MEMPHIS, Tenn. – With the goal of helping its members meet their current needs while making the world a better place for future generations, the U.S. cotton industry is setting goals aimed to build upon the strong environmental gains already achieved over the past 30 years.
“Our industry wants to be the supplier of choice for those who are committed to only buying cotton that is produced with sustainable and responsible environmental, safety and labor practices,” said National Cotton Council Chairman Ronnie Lee, a Georgia cotton producer. “That is the objective that was set by the Council’s COTTON USA Sustainability Task Force.”

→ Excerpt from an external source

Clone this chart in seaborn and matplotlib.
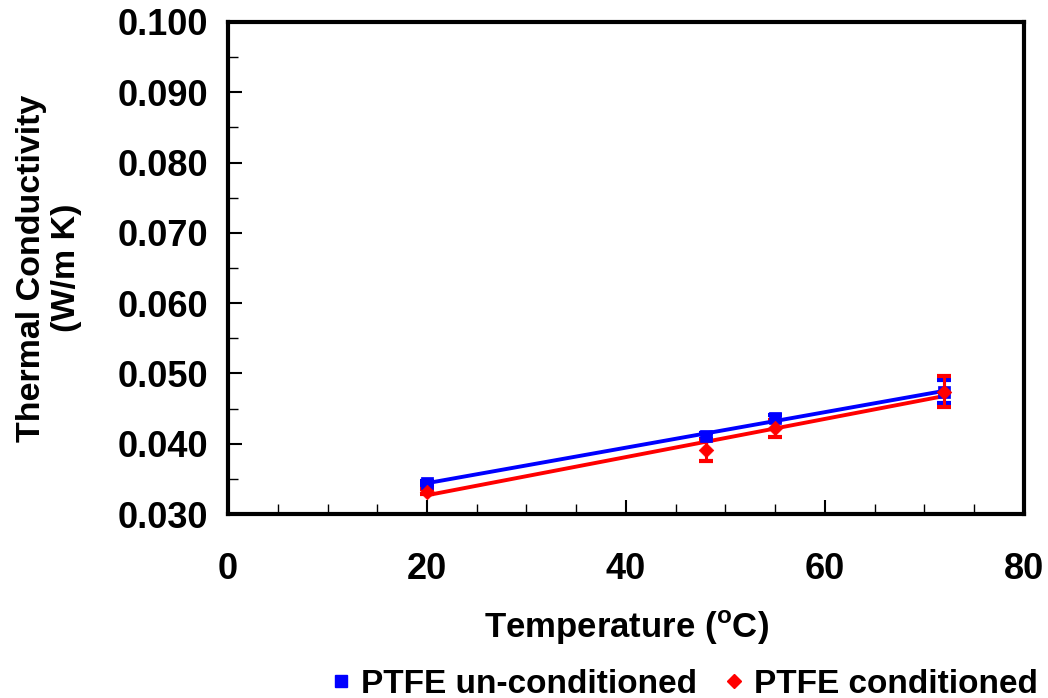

Task Force Chairman Ted Schneider, a Louisiana cotton producer, said the actual sustainability resolution that the Council adopted earlier this year called for the creation of the sustainability task force and specified that it collaborate with U.S. cotton industry associations “on developing industrywide goals for measurable continual improvements in environmental stewardship, farm productivity, and resource efficiency such as land, water, air, input, and energy use.”
Schneider said that among the specific goals being pursued by 2025 are: 1) reducing by 13 percent the amount of land needed to produce a pound of cotton fiber; 2) reducing soil loss by 50 percent, in balance with new soil formation; 3) increasing water use efficiency (more fiber per gallon) by 18 percent; 4) reducing greenhouse gas emissions by 39 percent; 5) increasing soil carbon in fields by 30 percent; and 6) reducing energy to produce seed cotton and ginned lint by 15 percent.

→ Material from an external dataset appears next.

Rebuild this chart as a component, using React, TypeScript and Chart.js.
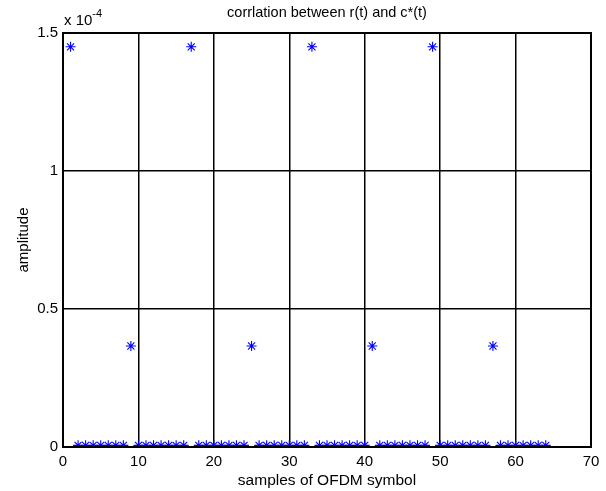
import React, { useEffect, useRef } from "react";
import { Chart, registerables } from "chart.js";

Chart.register(...registerables);

const sampleIndex = [
  1, 2, 3, 4, 5, 6, 7, 8, 9, 10, 11, 12, 13, 14, 15, 16,
  17, 18, 19, 20, 21, 22, 23, 24, 25, 26, 27, 28, 29, 30, 31, 32,
  33, 34, 35, 36, 37, 38, 39, 40, 41, 42, 43, 44, 45, 46, 47, 48,
  49, 50, 51, 52, 53, 54, 55, 56, 57, 58, 59, 60, 61, 62, 63, 64,
];
// amplitude in units of 1e-4
const amplitude = [
  1.45, 0.006, 0.006, 0.006, 0.006, 0.006, 0.006, 0.006, 0.366, 0.006, 0.006, 0.006, 0.006, 0.006, 0.006, 0.006,
  1.45, 0.006, 0.006, 0.006, 0.006, 0.006, 0.006, 0.006, 0.366, 0.006, 0.006, 0.006, 0.006, 0.006, 0.006, 0.006,
  1.45, 0.006, 0.006, 0.006, 0.006, 0.006, 0.006, 0.006, 0.366, 0.006, 0.006, 0.006, 0.006, 0.006, 0.006, 0.006,
  1.45, 0.006, 0.006, 0.006, 0.006, 0.006, 0.006, 0.006, 0.366, 0.006, 0.006, 0.006, 0.006, 0.006, 0.006, 0.006,
];
const chartTitle = "corrlation between r(t) and c*(t)";
const xLabel = "samples of OFDM symbol";
const yLabel = "amplitude";
const yTicks = [0, 0.5, 1, 1.5];
const xTicks = [0, 10, 20, 30, 40, 50, 60, 70];

const FONT = 'Arial, "Liberation Sans", sans-serif';

const decorPlugin = {
  id: "decor",
  afterDatasetsDraw(chart: any) {
    const { ctx, chartArea } = chart;
    ctx.save();
    ctx.strokeStyle = "#000";
    ctx.lineWidth = 2;
    ctx.strokeRect(
      Math.round(chartArea.left),
      Math.round(chartArea.top),
      Math.round(chartArea.right - chartArea.left),
      Math.round(chartArea.bottom - chartArea.top)
    );
    ctx.fillStyle = "#000";
    ctx.font = `14.5px ${FONT}`;
    ctx.textAlign = "center";
    ctx.textBaseline = "middle";
    ctx.fillText(chartTitle, (chartArea.left + chartArea.right) / 2, 13);
    // exponent label
    ctx.textAlign = "left";
    ctx.textBaseline = "alphabetic";
    ctx.font = `15px ${FONT}`;
    const base = "x 10";
    ctx.fillText(base, chartArea.left + 1, 25);
    const w = ctx.measureText(base).width;
    ctx.font = `11px ${FONT}`;
    ctx.fillText("-4", chartArea.left + 1 + w, 17);
    ctx.restore();
  },
};

export default function App() {
  const ref = useRef<HTMLCanvasElement | null>(null);
  useEffect(() => {
    document.body.style.margin = "0";
    const canvas = ref.current!;
    const chart = new Chart(canvas, {
      type: "scatter",
      data: {
        datasets: [
          {
            data: sampleIndex.map((x, i) => ({ x, y: amplitude[i] })),
            pointStyle: "star",
            pointRadius: 5,
            pointBorderWidth: 1.1,
            borderColor: "#0000ff",
            backgroundColor: "#0000ff",
          },
        ],
      },
      options: {
        animation: false,
        responsive: false,
        maintainAspectRatio: false,
        layout: { padding: { top: 33, right: 15, left: 0, bottom: 0 } },
        plugins: {
          legend: { display: false },
          tooltip: { enabled: false },
          title: { display: false },
        },
        scales: {
          x: {
            type: "linear",
            min: 0,
            max: 70,
            afterBuildTicks: (s: any) => {
              s.ticks = xTicks.map((v) => ({ value: v }));
            },
            afterFit: (s: any) => {
              s.height = 44;
            },
            grid: { color: "#000", lineWidth: 1.5, drawTicks: false },
            border: { display: true, color: "#000", width: 2 },
            ticks: {
              color: "#000",
              font: { family: FONT, size: 15 },
              padding: 6,
              maxRotation: 0,
            },
            title: {
              display: true,
              text: xLabel,
              color: "#000",
              font: { family: FONT, size: 15.5 },
              padding: { top: 0, bottom: 1 },
            },
          },
          y: {
            type: "linear",
            min: 0,
            max: 1.5,
            afterBuildTicks: (s: any) => {
              s.ticks = yTicks.map((v) => ({ value: v }));
            },
            afterFit: (s: any) => {
              s.width = 63;
            },
            grid: { color: "#000", lineWidth: 1.5, drawTicks: false },
            border: { display: true, color: "#000", width: 2 },
            ticks: {
              color: "#000",
              font: { family: FONT, size: 15 },
              padding: 5,
              callback: (v: any) => String(v),
            },
            title: {
              display: true,
              text: yLabel,
              color: "#000",
              font: { family: FONT, size: 15 },
              padding: { top: 15, bottom: 0 },
            },
          },
        },
      },
      plugins: [decorPlugin],
    });
    return () => chart.destroy();
  }, []);
  return (
    <div style={{ width: 606, height: 491, background: "#fff" }}>
      <canvas ref={ref} width={606} height={491} style={{ display: "block" }} />
    </div>
  );
}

“U.S. cotton growers have achieved significant environmental gains over the past three decades,” explains Schneider. “The goals are meant to continue that trend and to reinvigorate efforts through the setting of realistic targeted reductions.”
Dahlen Hancock, chairman of Cotton Incorporated whose scientists have worked diligently to develop and refine U.S. cotton’s sustainability initiative, said, “We believe the United States may be the only country in the world with these kind of specific, measurable, quantified goals.”

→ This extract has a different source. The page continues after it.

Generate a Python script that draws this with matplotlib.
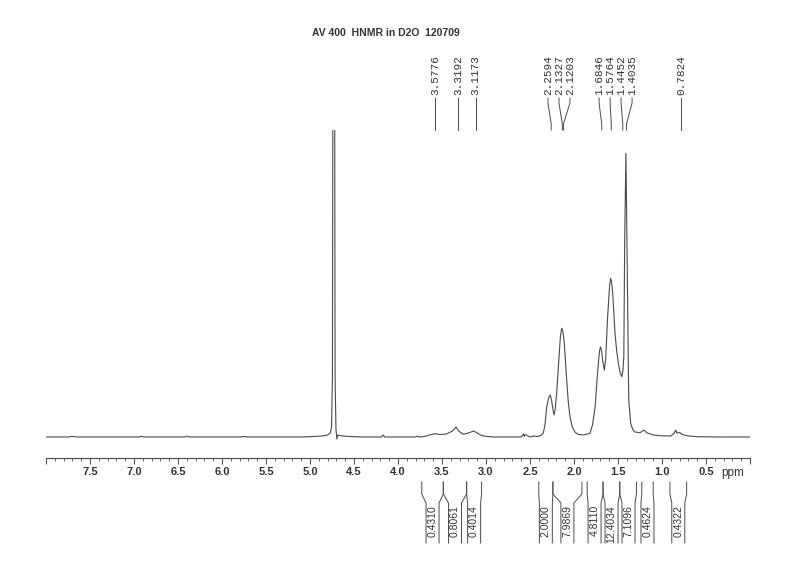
import numpy as np
import matplotlib
matplotlib.use("Agg")
import matplotlib.pyplot as plt
from matplotlib.ticker import MultipleLocator

# Espectro: desplazamiento (ppm) e intensidad (px sobre linea base)
ppm = [8.00, 7.75, 7.70, 7.65, 6.95, 6.92, 6.88, 6.42, 6.40, 6.37, 5.80, 5.75, 5.70,
       5.10, 4.95, 4.86, 4.80, 4.77, 4.755, 4.745, 4.738, 4.722, 4.715, 4.705, 4.695,
       4.685, 4.67, 4.62, 4.55, 4.45, 4.40, 4.19, 4.17, 4.15, 3.80, 3.78, 3.76, 3.70,
       3.62, 3.58, 3.52, 3.45, 3.38, 3.34, 3.31, 3.26, 3.20, 3.14, 3.10, 3.05, 2.99,
       2.90, 2.60, 2.575, 2.565, 2.555, 2.50, 2.46, 2.42, 2.38, 2.35, 2.33, 2.31, 2.285,
       2.27, 2.255, 2.24, 2.227, 2.215, 2.197, 2.18, 2.167, 2.155, 2.14, 2.127, 2.114,
       2.10, 2.083, 2.065, 2.045, 2.02, 1.99, 1.95, 1.894, 1.818, 1.79, 1.76, 1.74, 1.72,
       1.708, 1.697, 1.686, 1.675, 1.655, 1.64, 1.63, 1.618, 1.606, 1.595, 1.583, 1.572,
       1.56, 1.548, 1.534, 1.515, 1.496, 1.475, 1.457, 1.445, 1.434, 1.424, 1.41,
       1.394, 1.378, 1.356, 1.33, 1.307, 1.25, 1.205, 1.174, 1.10, 1.023, 0.90, 0.86,
       0.845, 0.83, 0.80, 0.77, 0.70, 0.60, 0.30, 0.00]
inten = [0.0, 0.0, 0.6, 0.0, 0.0, 0.6, 0.0, 0.0, 0.8, 0.0, 0.0, 0.5, 0.0,
         0.0, 0.5, 1.0, 2.0, 4.0, 10.0, 60.0, 500.0, 500.0, 60.0, 8.0, -2.0,
         2.0, 1.5, 1.0, 0.5, 0.2, 0.0, 0.0, 2.0, 0.0, 0.0, 1.0, 0.0, 0.5,
         2.5, 3.3, 2.5, 3.0, 6.0, 10.0, 6.0, 2.7, 4.0, 6.0, 4.0, 1.5, 0.5,
         0.0, 0.0, 3.0, 0.5, 2.5, 0.0, 1.0, 0.5, 1.5, 3.7, 12.0, 30.0, 40.0,
         42.0, 37.0, 28.0, 22.0, 27.0, 43.7, 66.0, 83.7, 100.0, 108.7, 106.0, 97.0,
         80.0, 57.0, 35.0, 20.0, 10.0, 5.0, 2.5, 2.0, 3.7, 12.0, 30.0, 55.0, 77.0,
         87.0, 90.0, 86.0, 77.0, 67.0, 78.0, 97.0, 120.0, 137.0, 152.0, 158.7, 154.0,
         143.7, 125.0, 103.7, 86.0, 73.7, 64.0, 60.3, 66.0, 80.0, 197.0, 283.7,
         163.7, 37.0, 13.7, 7.0, 5.0, 4.3, 7.0, 4.3, 2.0, 1.3, 1.0, 4.0,
         7.0, 4.0, 4.5, 2.5, 1.0, 0.3, 0.0, 0.0]

# Picos marcados
peaks = [3.5776, 3.3192, 3.1173, 2.2594, 2.1327, 2.1203,
         1.6846, 1.5764, 1.4452, 1.4035, 0.7824]

# Integrales: rangos (ppm) y valores
int_ranges = [(3.73, 3.485), (3.485, 3.22), (3.22, 3.05), (2.40, 2.24), (2.24, 1.91),
              (1.85, 1.67), (1.67, 1.48), (1.48, 1.29), (1.23, 1.10), (0.91, 0.72)]
int_values = ["0.4310", "0.8061", "0.4014", "2.0000", "7.9869",
              "4.8110", "12.4034", "7.1096", "0.4624", "0.4322"]

tick_vals = [7.5, 7.0, 6.5, 6.0, 5.5, 5.0, 4.5, 4.0, 3.5, 3.0, 2.5, 2.0, 1.5, 1.0, 0.5]

GRIS = "#4a4a4a"
PX = 88.0  # px por ppm


def spread(vals, gap):
    # separa etiquetas que se encimen, centrando cada grupo
    vals = sorted(vals, reverse=True)
    groups = [[v] for v in vals]
    while True:
        pos = []
        for g in groups:
            c = np.mean(g)
            start = c + gap * (len(g) - 1) / 2
            pos.append([start - i * gap for i in range(len(g))])
        merged = False
        for i in range(len(groups) - 1):
            if pos[i][-1] - pos[i + 1][0] < gap:
                groups[i] = groups[i] + groups[i + 1]
                del groups[i + 1]
                merged = True
                break
        if not merged:
            return [p for ps in pos for p in ps]


fig = plt.figure(figsize=(8, 5.81), dpi=100)
# ejes en px: base de espectro en y=437, eje en y=458, tope en y=130
ax = fig.add_axes([46 / 800, (581 - 458) / 581, 704 / 800, 328 / 581])
ax.plot(ppm, inten, color=GRIS, lw=0.8)
ax.set_xlim(8.0, 0.0)
ax.set_ylim(-21, 307)

for s in ["top", "left", "right"]:
    ax.spines[s].set_visible(False)
ax.spines["bottom"].set_color(GRIS)
ax.spines["bottom"].set_linewidth(0.8)
ax.set_yticks([])
ax.set_xticks([8.0] + tick_vals + [0.0])
ax.set_xticklabels([""] + [f"{t:.1f}" for t in tick_vals] + [""],
                   fontsize=8, fontweight="bold", family="Liberation Sans", color="#333333")
ax.xaxis.set_minor_locator(MultipleLocator(0.1))
ax.tick_params(axis="x", which="major", length=4.5, width=0.7, color=GRIS, pad=2)
ax.tick_params(axis="x", which="minor", length=2.2, width=0.6, color=GRIS)

# etiquetas de picos (arriba)
lab_pos = spread(peaks, 0.125)
for p, lx in zip(sorted(peaks, reverse=True), lab_pos):
    ax.plot([lx, lx, p, p], [339, 334, 313, 307], color=GRIS, lw=0.7, clip_on=False)
    ax.text(lx, 342, f"{p:.4f}", rotation=90, ha="center", va="bottom",
            fontsize=8, family="Liberation Mono", color="#333333")

# integrales (abajo)
centers = [(a + b) / 2 for a, b in int_ranges]
int_pos = spread(centers, 0.193)
hw = 6.5 / PX
for (a, b), lx, v in zip(int_ranges, int_pos, int_values):
    ax.plot([a, a, lx + hw, lx + hw], [-45, -57, -66, -106], color=GRIS, lw=0.7, clip_on=False)
    ax.plot([b, b, lx - hw, lx - hw], [-45, -57, -66, -106], color=GRIS, lw=0.7, clip_on=False)
    ax.text(lx, -68, v, rotation=90, ha="center", va="top",
            fontsize=7.5, family="Liberation Sans", color="#333333")

fig.text(733 / 800, 1 - 473 / 581, "ppm", ha="center", va="center",
         fontsize=8.5, family="Liberation Sans", color="#333333")
fig.text(386 / 800, 1 - 33 / 581, "AV 400  HNMR in D2O  120709", ha="center", va="center",
         fontsize=7.5, fontweight="bold", family="Liberation Sans", color="#333333")

fig.savefig("out.png", dpi=100)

The Texas cotton producer said the U.S. cotton industry is using science-based metrics and benchmarks developed by Field to Market: The Alliance for Sustainable Agriculture to assess environmental impacts and identify opportunities for improvement. Field to Market works across the entire agricultural supply chain to define, measure and advance the sustainability of U.S. crop production.
Hancock, who is the former chairman of the Council’s export promotions arm, Cotton Council International (CCI), said CCI looks forward to “sharing with U.S. cotton’s global customers the strides our industry will continue to make in providing the world with responsibly produced, quality fiber.”
As the unifying force of the U.S. cotton industry, the Memphis-based National Cotton Council of America has a mission of ensuring the ability of the U.S. cotton industry’s seven segments to compete effectively and profitably in the raw cotton, oilseed and U.S.-manufactured product markets at home and abroad.